Nun meldete sich Henry Arnhold zu Wort - und wies die Unterstellung, die Erwerbungen seines Vaters Heinrich seien unredlich gewesen, entschieden zurück. Dieser hätte wohl kaum noch im Februar 1935 besagte 90 Kunstwerke erworben, wenn er die Rechtmäßigkeit der Auktion hätte bezweifeln müssen. Auf diese Redlichkeit Arnholds durfte das Museum bei seinem Erwerb 1956 vertrauen. Dementsprechend lehnt es das Rückgabebegehren der Erbengemeinschaft ab - und sieht sich nun öffentlich an den Pranger gestellt.

Die juristische und die moralische Bewertung des aus jüdischem Alteigentum in öffentliche Museen gelangten Kunstbesitzes klaffen auseinander. "Keiner der Fälle", so Jurist Peter Raue bündig, "wäre heute vor einem Gericht einklagbar zu lösen." Die - hier zu Lande nach 30 Jahren eintretende - Verjährung schützt den gutgläubigen Erwerber. Ferner sind Rückgabeforderungen unstatthaft, wenn bereits eine Entschädigung geleistet worden ist, die wiederum allein auf Grundlage eines aus freiem Willen geschlossenen Vergleiches möglich war. Die Hintanstellung formaljuristischer Einwände gegen Herausgabebegehren, wie sie die Washingtoner Konferenz gefordert hat, räumt also nicht in jedem Fall unbillige Hürden aus dem Weg, sondern setzt ihrerseits fallweise ins Unrecht - die Museen, in Zukunft womöglich auch Privatsammler, die sich der Unanfechtbarkeit ihrer Erwerbungen nicht mehr sicher sein können.
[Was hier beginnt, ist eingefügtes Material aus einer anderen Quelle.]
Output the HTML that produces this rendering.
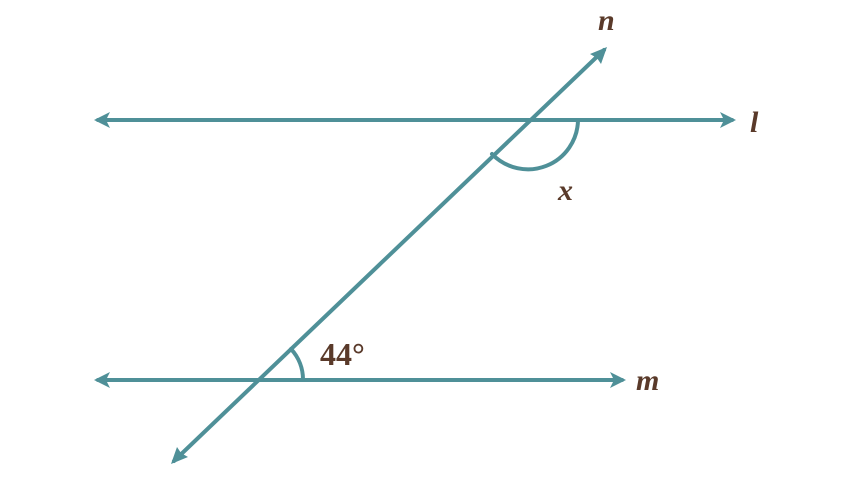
<!DOCTYPE html>
<html><head><style>body{margin:0;background:#fff}svg{display:block}</style></head><body>
<svg width="853" height="480" viewBox="0 0 853 480" xmlns="http://www.w3.org/2000/svg">
<g stroke="#4f9098" stroke-width="4" fill="none" stroke-linecap="round">
<line x1="98" y1="120" x2="732" y2="120"/>
<line x1="98" y1="380" x2="622" y2="380"/>
<line x1="174" y1="461" x2="604" y2="50"/>
<path d="M578 120 A50 50 0 0 1 492 154"/>
<path d="M303 380 A45 45 0 0 0 291 349"/>
</g>
<g fill="#4f9098">
<polygon points="94,120 110,112 106,120 110,128"/>
<polygon points="736,120 720,112 724,120 720,128"/>
<polygon points="94,380 110,372 106,380 110,388"/>
<polygon points="626,380 610,372 614,380 610,388"/>
<polygon points="607,47 601,64 597,58 590,54"/>
<polygon points="171,464 177,447 181,453 188,457"/>
</g>
<g font-family="Liberation Serif, serif" font-style="italic" font-weight="bold" fill="#5a3a2a" font-size="30">
<text x="598" y="30">n</text>
<text x="750" y="132">l</text>
<text x="558" y="200">x</text>
<text x="636" y="390">m</text>
</g>
<text x="320" y="365" font-family="Liberation Serif, serif" font-weight="bold" font-size="32" fill="#5a3a2a">44°</text>
</svg>
</body></html>
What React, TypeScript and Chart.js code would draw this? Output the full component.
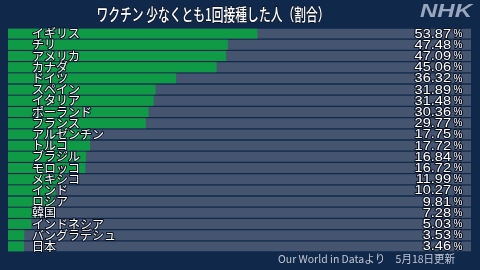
import React, { useEffect, useRef } from "react";
import { Chart, registerables } from "chart.js";

Chart.register(...registerables);

const title = "ワクチン 少なくとも1回接種した人（割合）";
const source = "Our World in Dataより　5月18日更新";
const countries = [
  "イギリス", "チリ", "アメリカ", "カナダ", "ドイツ", "スペイン", "イタリア", "ポーランド", "フランス", "アルゼンチン",
  "トルコ", "ブラジル", "モロッコ", "メキシコ", "インド", "ロシア", "韓国", "インドネシア", "バングラデシュ", "日本",
];
const values = [
  53.87, 47.48, 47.09, 45.06, 36.32, 31.89, 31.48, 30.36, 29.77, 17.75,
  17.72, 16.84, 16.72, 11.99, 10.27, 9.81, 7.28, 5.03, 3.53, 3.46,
];
const fullScale = 100;

const BG = "#10284a";
const GREEN = "#0f9a45";
const TRACK = "#45556f";

function drawScaled(ctx: CanvasRenderingContext2D, text: string, x: number, y: number, sx: number, align: "left" | "right" | "center", stroke?: string, lw = 2) {
  ctx.save();
  const w = ctx.measureText(text).width * sx;
  let left = x;
  if (align === "right") left = x - w;
  else if (align === "center") left = x - w / 2;
  ctx.translate(left, y);
  ctx.scale(sx, 1);
  ctx.textAlign = "left";
  if (stroke) {
    ctx.strokeStyle = stroke;
    ctx.lineWidth = lw;
    ctx.lineJoin = "round";
    ctx.strokeText(text, 0, 0);
  }
  ctx.fillText(text, 0, 0);
  ctx.restore();
}

const decorPlugin = {
  id: "decor",
  beforeDraw(chart: any) {
    const ctx = chart.ctx as CanvasRenderingContext2D;
    ctx.save();
    ctx.fillStyle = BG;
    ctx.fillRect(0, 0, chart.width, chart.height);
    ctx.restore();
  },
  afterDraw(chart: any) {
    const ctx = chart.ctx as CanvasRenderingContext2D;
    const meta = chart.getDatasetMeta(0);
    ctx.save();
    ctx.textBaseline = "middle";
    // title
    ctx.fillStyle = "#ffffff";
    ctx.font = "500 17px 'Noto Sans CJK JP'";
    const tw = ctx.measureText(title).width;
    drawScaled(ctx, title, 213, 15, 233 / tw, "center", "#0a1020", 1.5);
    // NHK logo
    ctx.fillStyle = "#9aa6bd";
    ctx.font = "italic bold 19px 'Liberation Sans'";
    const nw = ctx.measureText("NHK").width;
    drawScaled(ctx, "NHK", 420, 12, 52 / nw, "left");
    // rows
    meta.data.forEach((el: any, i: number) => {
      const y = el.y;
      ctx.fillStyle = "#ffffff";
      ctx.font = "12px 'Noto Sans CJK JP'";
      drawScaled(ctx, countries[i], 32, y, 1, "left", "#0a1020", 2);
      ctx.font = "13px 'Liberation Sans'";
      drawScaled(ctx, values[i].toFixed(2), 451, y + 0.5, 1.12, "right", "#0a1020", 2);
      ctx.font = "10px 'Liberation Sans'";
      drawScaled(ctx, "%", 453.5, y + 0.5, 1, "left", "#0a1020", 2);
    });
    // source
    ctx.fillStyle = "#c0c6d2";
    ctx.font = "11px 'Noto Sans CJK JP'";
    const sw = ctx.measureText(source).width;
    drawScaled(ctx, source, 455, 259, 177 / sw, "right");
    ctx.restore();
  },
};

export default function App() {
  const ref = useRef<HTMLCanvasElement | null>(null);
  useEffect(() => {
    document.body.style.margin = "0";
    const canvas = ref.current!;
    const chart = new Chart(canvas, {
      type: "bar",
      data: {
        labels: countries,
        datasets: [
          {
            data: values,
            backgroundColor: GREEN,
            grouped: false,
            barPercentage: 0.88,
            categoryPercentage: 1,
            order: 0,
          } as any,
          {
            data: countries.map(() => fullScale),
            backgroundColor: TRACK,
            grouped: false,
            barPercentage: 0.88,
            categoryPercentage: 1,
            order: 1,
          } as any,
        ],
      },
      options: {
        indexAxis: "y",
        responsive: false,
        animation: false,
        layout: { padding: { left: 8, right: 9, top: 28, bottom: 18 } },
        scales: {
          x: { display: false, min: 0, max: fullScale },
          y: { display: false },
        },
        plugins: { legend: { display: false }, tooltip: { enabled: false } },
      },
      plugins: [decorPlugin],
    });
    return () => chart.destroy();
  }, []);
  return <canvas ref={ref} width={480} height={270} style={{ display: "block" }} />;
}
Der Wunsch, die furchtbare Geschichte des NS-Regimes wenigstens auf diesem überschaubaren Feld des Kunstbesitzes rückgängig, im Wortsinne "wieder gut" zu machen, ist ebenso verständlich wie problematisch. Die angestrebte "Handreichung" wird ein ausführliches "Prüfraster" enthalten, um im Gemenge von Gesetzeslage und Moral die verlorene Rechtssicherheit wiederherzustellen. Ohne sie wird die politisch motivierte Großherzigkeit von heute nur neue Ungerechtigkeiten schaffen.